I know everyone’s trying their hardest to stay calm and to stay clean, but really, a deep sense of dread and bracing seems to have descended on my neighborhood. I have an ongoing text chain with a few close parent-friends, and we’re constantly swapping notes about the latest case, news, data and missives from the superintendent. Who’s next? What’s next?

One thing is for certain: For those of us with the luxury of a job that allows it (and, yes, it is a luxury), working from home seems like the way to go to stem the spread. I’ve worked remotely (that sounds more sophisticated!) for more than a decade and have perfected it to an art, if not a science, but for many parents, it’s a totally new experience. Add in the potential for school closures, and there’ll be no need to crowd grocery stores: We’ll be ready to eat our young.

A bit of advice from someone who’s been there:

Work when you’re at your most productive.

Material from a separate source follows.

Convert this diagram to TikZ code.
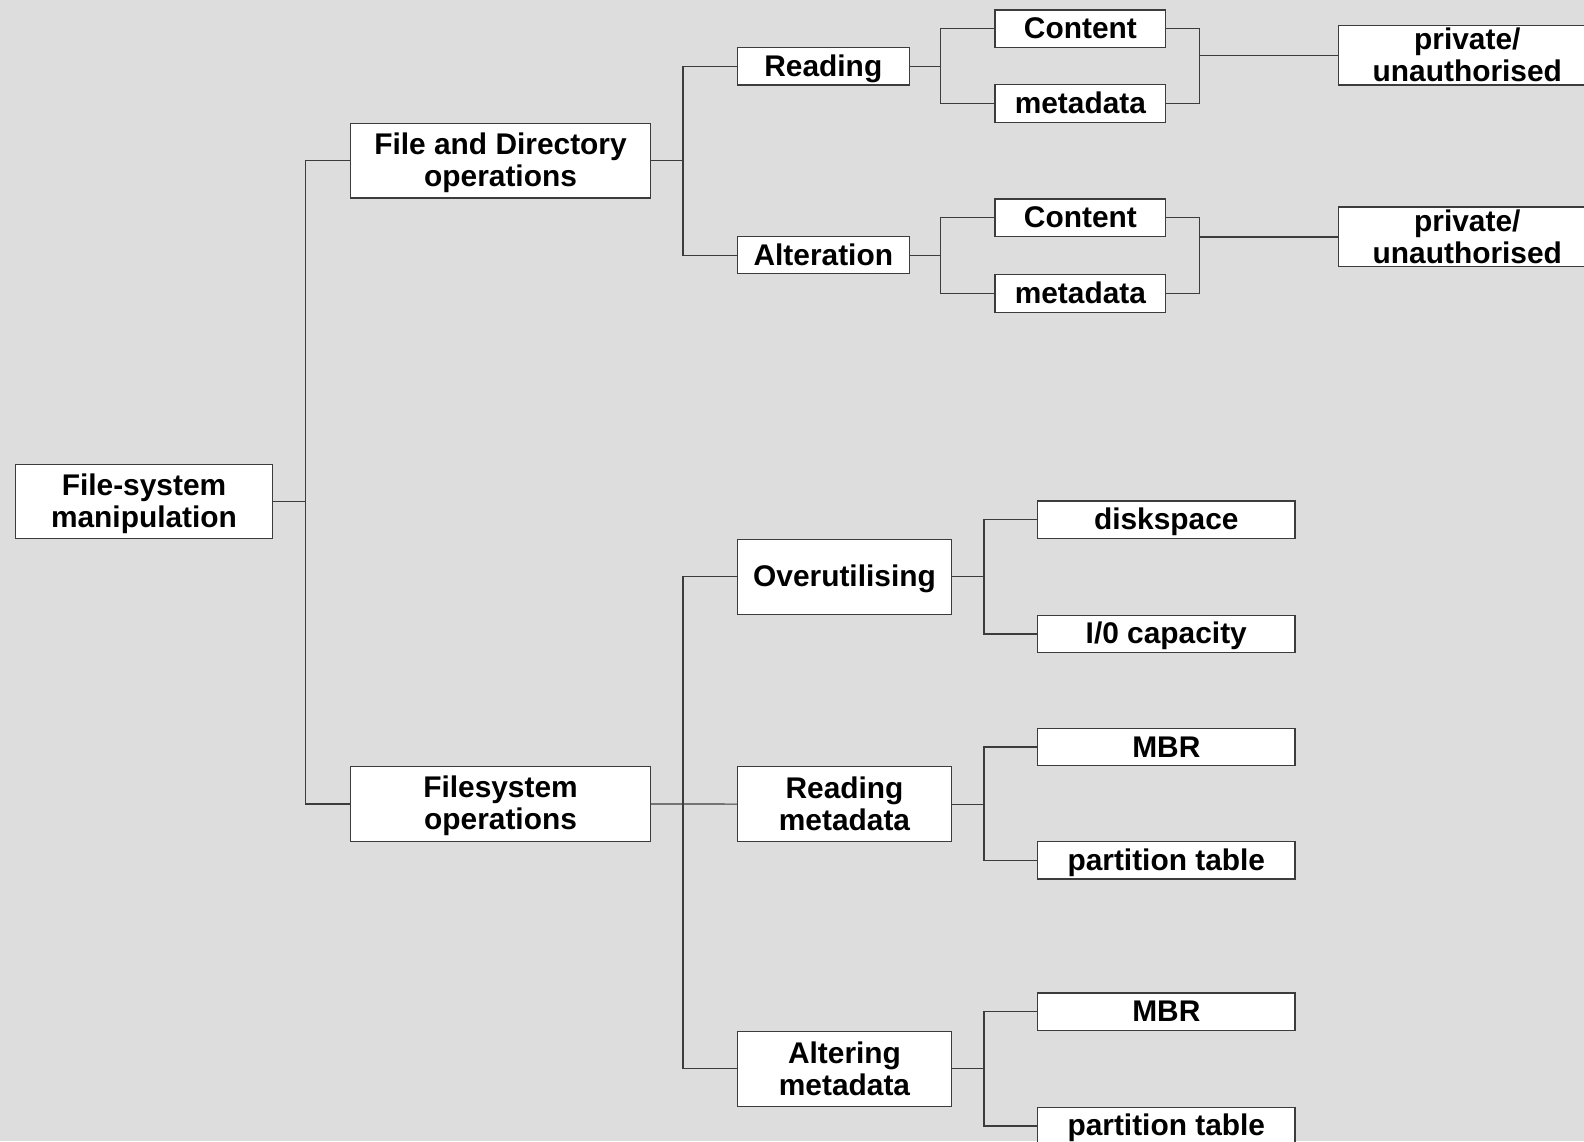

Sometimes you can’t control meeting times. But to the extent that you’re able, work when you’re at your most energetic, such as early morning or late at night. Without the traditional parameters of commuting and office hours, you can make your body clock work for you even more. Consider the possibilities! (Really!)

Ain’t no shame in an iPad. 

You are not a bad parent if you need to stick your kids in front of a screen more than usual right now, even if it’s YouTube videos of kids opening boxes (why do my children love these?). We are living in strange times. Go easy on yourself and lower the bar.

Eat leftovers.

As much as you can, eat regularly instead of dead-eyed and paralyzed by indecision in front of an open fridge. It helps me to cook extra at dinner and then have leftovers for lunch for when I get lazy or absorbed in what I’m doing.

Repeat after me: Your home is not your office.

It’s really easy for work to overtake your life when you’re tethered to your laptop on your sofa. Suddenly, your home, your sanctuary, has become your base of work operations…and there’s no escape! It’s not healthy. Set aside designated places to work, or better yet, make certain areas off limits, such as your bed. (I am currently writing this from my bed and hating myself all the while.) Some areas need to function solely as a refuge from the crazy outside world.

Engage with humanity.

This is admittedly not easy when we’re told that social distancing is the best way to slow this thing, and yet: Do what you can. Go for a walk. Grab a cup of coffee. Remind yourself that, to some degree, life still hums along with a certain element of normalcy and that the world is bigger than your email, computer screen and sense of impending doom. It’s easy to get lost inside your own head right now, so nudge yourself (and your kids) out of that place as much as you’re able.

Go retro! 

Remember when we were kids, back in ye olde tymes before the internet? When we got bored, we had to do things like…play board games. Go outside. Talk to one another. Weird, right? As horrible as this situation is, it’s also an opportunity to reconnect with your family on a more human, maybe even more leisurely, scale. If there’s any silver lining at all, it’s a newfound sense of togetherness. Embrace it. But then wash your hands.